How can we reduce the harmful neurological effects of AF in our patients? In our opinion, it will take a multipronged approach that includes re-evaluation of the safety of the rate control approach to AF. The apparent safety of this treatment strategy is based mainly on the results of the AFFIRM and RACE trials,[25,26] which compared pharmacological rate control with rhythm control. The age of the patient populations studied was narrow (mean of 69.7 and 68 years, respectively), and the follow-up time was only a mean of 3.5 and 2.3 years, respectively. More recent data from a population-based database showed that patients treated with rhythm control drugs had reduced mortality when the follow-up was extended beyond 4 years.[27] Using this same database, Tsadok et al.[28] concluded that patients treated with rhythm control drugs, especially those with a CHADS2 risk of ≥1, had lower rates of stroke/transient ischemic attack with a similar number of patients treated with anticoagulation in the rate and rhythm control groups. Thus, we believe that the long-term safety of persistent AF has not been definitively established, especially in younger patients. The lack of outcomes data on neurocognitive function and SCIs should be considered when a rate control strategy is used in patients with AF.

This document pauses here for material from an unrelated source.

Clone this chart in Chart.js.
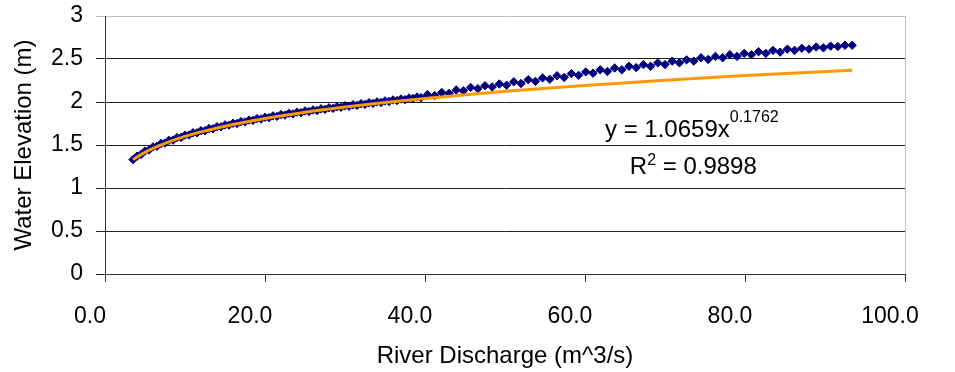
<!DOCTYPE html>
<html>
<head>
<meta charset="utf-8">
<script src="https://cdn.jsdelivr.net/npm/chart.js@4"></script>
<style>
  html, body { margin: 0; padding: 0; background: #fff; }
  #wrap { width: 955px; height: 372px; }
</style>
</head>
<body>
<div id="wrap"><canvas id="rating"></canvas></div>
<script>
// River discharge (m^3/s) vs water elevation (m)
const discharge = [
  3.5, 4.0, 4.5, 5.0, 5.5, 6.0, 6.5, 7.0, 7.5, 8.0,
  8.5, 9.0, 9.5, 10.0, 10.5, 11.0, 11.5, 12.0, 12.5, 13.0,
  13.5, 14.0, 14.5, 15.0, 15.5, 16.0, 16.5, 17.0, 17.5, 18.0,
  18.5, 19.0, 19.5, 20.0, 20.5, 21.0, 21.5, 22.0, 22.5, 23.0,
  23.5, 24.0, 24.5, 25.0, 25.5, 26.0, 26.5, 27.0, 27.5, 28.0,
  28.5, 29.0, 29.5, 30.0, 30.5, 31.0, 31.5, 32.0, 32.5, 33.0,
  33.5, 34.0, 34.5, 35.0, 35.5, 36.0, 36.5, 37.0, 37.5, 38.0,
  38.5, 39.0, 39.5,
  40.3, 41.2, 42.1, 43.0, 43.9, 44.8, 45.7, 46.6,
  47.5, 48.4, 49.3, 50.2, 51.1, 52.0, 52.9, 53.8, 54.7, 55.6,
  56.5, 57.4, 58.3, 59.2, 60.1, 61.0, 61.9, 62.8, 63.7, 64.6,
  65.5, 66.4, 67.3, 68.2, 69.1, 70.0, 70.9, 71.8, 72.7, 73.6,
  74.5, 75.4, 76.3, 77.2, 78.1, 79.0, 79.9, 80.8, 81.7, 82.6,
  83.5, 84.4, 85.3, 86.2, 87.1, 88.0, 88.9, 89.8, 90.7, 91.6,
  92.5, 93.4
];
const elevation = [
  1.33, 1.37, 1.39, 1.43, 1.442, 1.478, 1.485, 1.518, 1.523, 1.554,
  1.557, 1.586, 1.588, 1.615, 1.616, 1.642, 1.642, 1.667, 1.666, 1.691,
  1.689, 1.713, 1.711, 1.734, 1.731, 1.753, 1.75, 1.772, 1.768, 1.79,
  1.786, 1.807, 1.802, 1.823, 1.818, 1.839, 1.833, 1.854, 1.848, 1.868,
  1.862, 1.882, 1.876, 1.896, 1.889, 1.908, 1.901, 1.921, 1.914, 1.933,
  1.926, 1.945, 1.938, 1.957, 1.95, 1.968, 1.961, 1.98, 1.972, 1.992,
  1.984, 2.002, 1.995, 2.013, 2.006, 2.024, 2.017, 2.035, 2.027, 2.046,
  2.04, 2.058, 2.05,
  2.085, 2.075, 2.11, 2.10, 2.14, 2.13, 2.17, 2.155,
  2.19, 2.175, 2.21, 2.195, 2.235, 2.215, 2.26, 2.24, 2.28, 2.265,
  2.305, 2.285, 2.33, 2.31, 2.35, 2.335, 2.375, 2.355, 2.395, 2.375,
  2.415, 2.40, 2.435, 2.415, 2.455, 2.435, 2.475, 2.455, 2.49, 2.475,
  2.515, 2.495, 2.53, 2.515, 2.55, 2.53, 2.565, 2.55, 2.585, 2.565,
  2.60, 2.58, 2.615, 2.60, 2.625, 2.615, 2.64, 2.63, 2.65, 2.645,
  2.66, 2.66
];

// power trendline as drawn (y = 1.0659x^0.1762)
const trendX = [3.5, 4, 5, 6, 7.5, 10, 12.5, 15, 20, 25, 30, 35, 40, 50, 60, 70, 80, 93.4];
const trendY = [1.33, 1.361, 1.415, 1.462, 1.52, 1.60, 1.663, 1.718, 1.807, 1.88, 1.941, 1.994, 2.042, 2.124, 2.193, 2.253, 2.307, 2.37];

const xTickLabels = ['0.0', '20.0', '40.0', '60.0', '80.0', '100.0'];
const yTickLabels = ['0', '0.5', '1', '1.5', '2', '2.5', '3'];

const equationText = 'y = 1.0659x';
const equationExp = '0.1762';
const rSquaredText = ' = 0.9898';

const FONT = "'Liberation Sans', Arial, sans-serif";

// right border of the plot + the trendline labels
const extras = {
  id: 'extras',
  afterDraw(chart) {
    const { ctx, chartArea, scales } = chart;
    ctx.save();
    ctx.strokeStyle = '#c0c0c0';
    ctx.lineWidth = 1;
    ctx.beginPath();
    ctx.moveTo(chartArea.right + 0.5, chartArea.top);
    ctx.lineTo(chartArea.right + 0.5, chartArea.bottom);
    ctx.stroke();

    ctx.fillStyle = '#000';
    ctx.textBaseline = 'alphabetic';
    ctx.textAlign = 'left';

    let x = scales.x.getPixelForValue(62.5);
    let y = scales.y.getPixelForValue(1.593);
    ctx.font = '24px ' + FONT;
    ctx.fillText(equationText, x, y);
    x += ctx.measureText(equationText).width;
    ctx.font = '16px ' + FONT;
    ctx.fillText(equationExp, x, y - 15);

    x = scales.x.getPixelForValue(65.6);
    y = scales.y.getPixelForValue(1.163);
    ctx.font = '24px ' + FONT;
    ctx.fillText('R', x, y);
    x += ctx.measureText('R').width;
    ctx.font = '16px ' + FONT;
    ctx.fillText('2', x, y - 9);
    x += ctx.measureText('2').width;
    ctx.font = '24px ' + FONT;
    ctx.fillText(rSquaredText, x, y);
    ctx.restore();
  }
};

const ctx = document.getElementById('rating').getContext('2d');
new Chart(ctx, {
  type: 'scatter',
  data: {
    datasets: [
      {
        label: 'Power trendline',
        data: trendX.map((v, i) => ({ x: v, y: trendY[i] })),
        showLine: true,
        borderColor: '#ff9900',
        borderWidth: 3,
        pointRadius: 0,
        cubicInterpolationMode: 'monotone',
        order: 0
      },
      {
        label: 'Measured',
        data: discharge.map((v, i) => ({ x: v, y: elevation[i] })),
        showLine: true,
        borderColor: 'rgba(0, 0, 128, 0.7)',
        borderWidth: 1.5,
        pointStyle: 'rectRot',
        pointRadius: 4.2,
        pointBackgroundColor: '#000080',
        pointBorderColor: '#000080',
        pointBorderWidth: 1,
        order: 1
      }
    ]
  },
  options: {
    responsive: true,
    maintainAspectRatio: false,
    animation: false,
    layout: { padding: { top: 16, right: 50, left: 0, bottom: 0 } },
    plugins: {
      legend: { display: false },
      tooltip: { enabled: false }
    },
    scales: {
      x: {
        type: 'linear',
        min: 0,
        max: 100,
        afterFit: (s) => { s.height = 98; s.paddingLeft = 0; s.paddingRight = 0; },
        afterBuildTicks: (s) => { s.ticks = xTickLabels.map((t, i) => ({ value: i * 20 })); },
        ticks: {
          callback: (v, i) => xTickLabels[i],
          font: { family: FONT, size: 23 },
          color: '#000',
          padding: 21,
          labelOffset: -15,
          maxRotation: 0,
          autoSkip: false
        },
        grid: {
          drawOnChartArea: false,
          drawTicks: true,
          tickLength: 8,
          tickColor: '#333'
        },
        border: { color: '#333', width: 1 },
        title: {
          display: true,
          text: 'River Discharge (m^3/s)',
          font: { family: FONT, size: 24 },
          color: '#000',
          padding: { top: 0, bottom: 1 }
        }
      },
      y: {
        type: 'linear',
        min: 0,
        max: 3,
        afterFit: (s) => { s.width = 105; s.paddingTop = 0; s.paddingBottom = 0; },
        afterBuildTicks: (s) => { s.ticks = yTickLabels.map((t, i) => ({ value: i * 0.5 })); },
        ticks: {
          callback: (v, i) => yTickLabels[i],
          font: { family: FONT, size: 23 },
          color: '#000',
          padding: 13
        },
        grid: {
          color: (c) => (c.tick && c.tick.value === 3 ? '#c0c0c0' : '#222'),
          tickLength: 9,
          lineWidth: 1
        },
        border: { color: '#333', width: 1 },
        title: {
          display: true,
          text: 'Water Elevation (m)',
          font: { family: FONT, size: 24 },
          color: '#000',
          padding: { top: 10, bottom: 0 }
        }
      }
    }
  },
  plugins: [extras]
});
</script>
</body>
</html>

We also need to identify patients with silent AF and a significant stroke risk, for example, the elderly or those with hypertension or diabetes, with the hope that appropriate anticoagulation will reduce the incidences of stroke and TIA. At present, monitoring using pacemakers or defibrillators,[17,18] Holter monitors, or handheld recorders,[19,21] may provide such information in some patients. Hopefully, consumer-friendly and cost-effective long-term electrocardiographic monitors will be readily available in the primary care setting to monitor specific patient populations for subclinical AF. At present, it is not known whether prescribing anticoagulants to patients with silent AF at high risk for stroke will reduce that risk, and randomized trials are needed to answer this important question. Detection of AF in such patients will allow the physician to discuss the relative merits of such therapy for each patient. Although ablation therapy appears to reduce some of the complications of AF,[9] it is also associated with stroke, SCI, and POCD, and more research is needed to determine methods to reduce these risks.

In summary, we must do more to identify asymptomatic AF and evaluate new strategies to fulfill the first commandment of therapy for patients with AF: preserve the brain.

*Editorials published in the Journal of the American College of Cardiology reflect the views of the authors and do not necessarily reflect the views of JACC or the American College of Cardiology.